People say God answers prayers and I believe he does but…..But it’s hard to understand sometimes. Is no answer an answer and what about those answers we don’t want. Don’t expect. Is that God? Is it man or coincidence or chance or karma or___?
I believe in God. Him first, him only. His answers, his timing, his silence. This faith thing isn’t easy. There are a lot of questions, but this one is first on our lips: why? And when I don’t know the why it’s little consolation to another to say “God knows”. When a heart is desperate for an answer in this instant-answer world and someone tells us God loves but he’s silent now – where is the comfort? Where is the peace? Where is the answer?
I could give you scripture, but is this what you want to hear ? Or do you want to know right this moment why your son is an addict or what happened to that plane?
Maybe I spend too much time around folks who aren’t the church going kind. They cast a doubtful eye at our claims that Jesus is enough and He is all we need. It’s easy to doubt when you’re living in a men’s shelter – again. When you’ve tried to pray away your alcoholism or homosexuality or pornography addiction and after you begged God for the umpteenth time, you still crave that drink.

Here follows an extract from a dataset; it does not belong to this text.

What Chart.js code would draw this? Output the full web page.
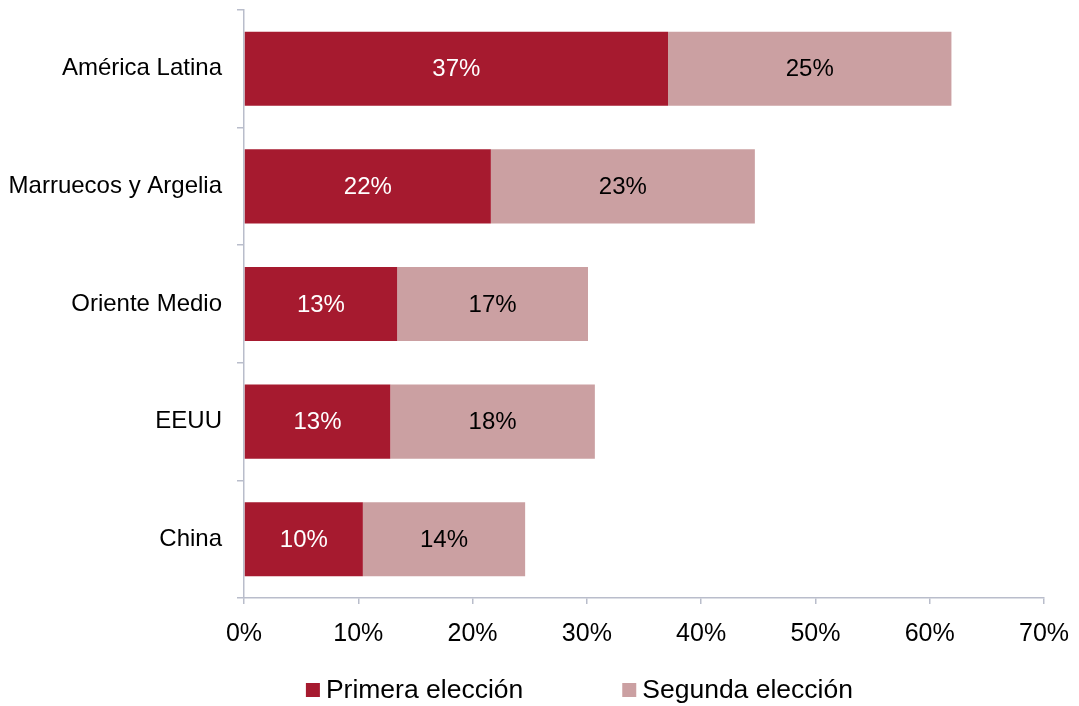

That’s the answer. Wait. It’s hard at first. The hardest thing ever, this waiting for something. You don’t sleep and you pray to God even if you’ve never been sure of His existence. You work and keep busy and you check messages and email a hundred times a day. Your prayers are more like pleading and you do it loud with an ugly tear-stained face until you’re dry. And in this dryness, you begin the waiting.
In this quiet, when my breath is gone and words fail and all seems far away, when desperation grasps at any words to bring relief, not an answer but some kind of calm, now I can hear His words
Pushed to the wall, I called to God;
from the wide open spaces, he answered.
God’s now at my side and I’m not afraid;
Answers are still absent but the spirit needs to breathe and the poetry of Psalms soothes the weary soul.
I was right on the cliff-edge, ready to fall,
when God grabbed and held me.
God’s my strength, he’s also my song,
and now he’s my salvation. (excerpts from Psalm 118 the Message)
God of all, of those who call you Father and those wandering about, God who has mercy on the just and unjust, hear our cries to you. When we beg for answers, show us your peace. When we ask why, give us mercy. When we feel lost and forgotten, give us your presence.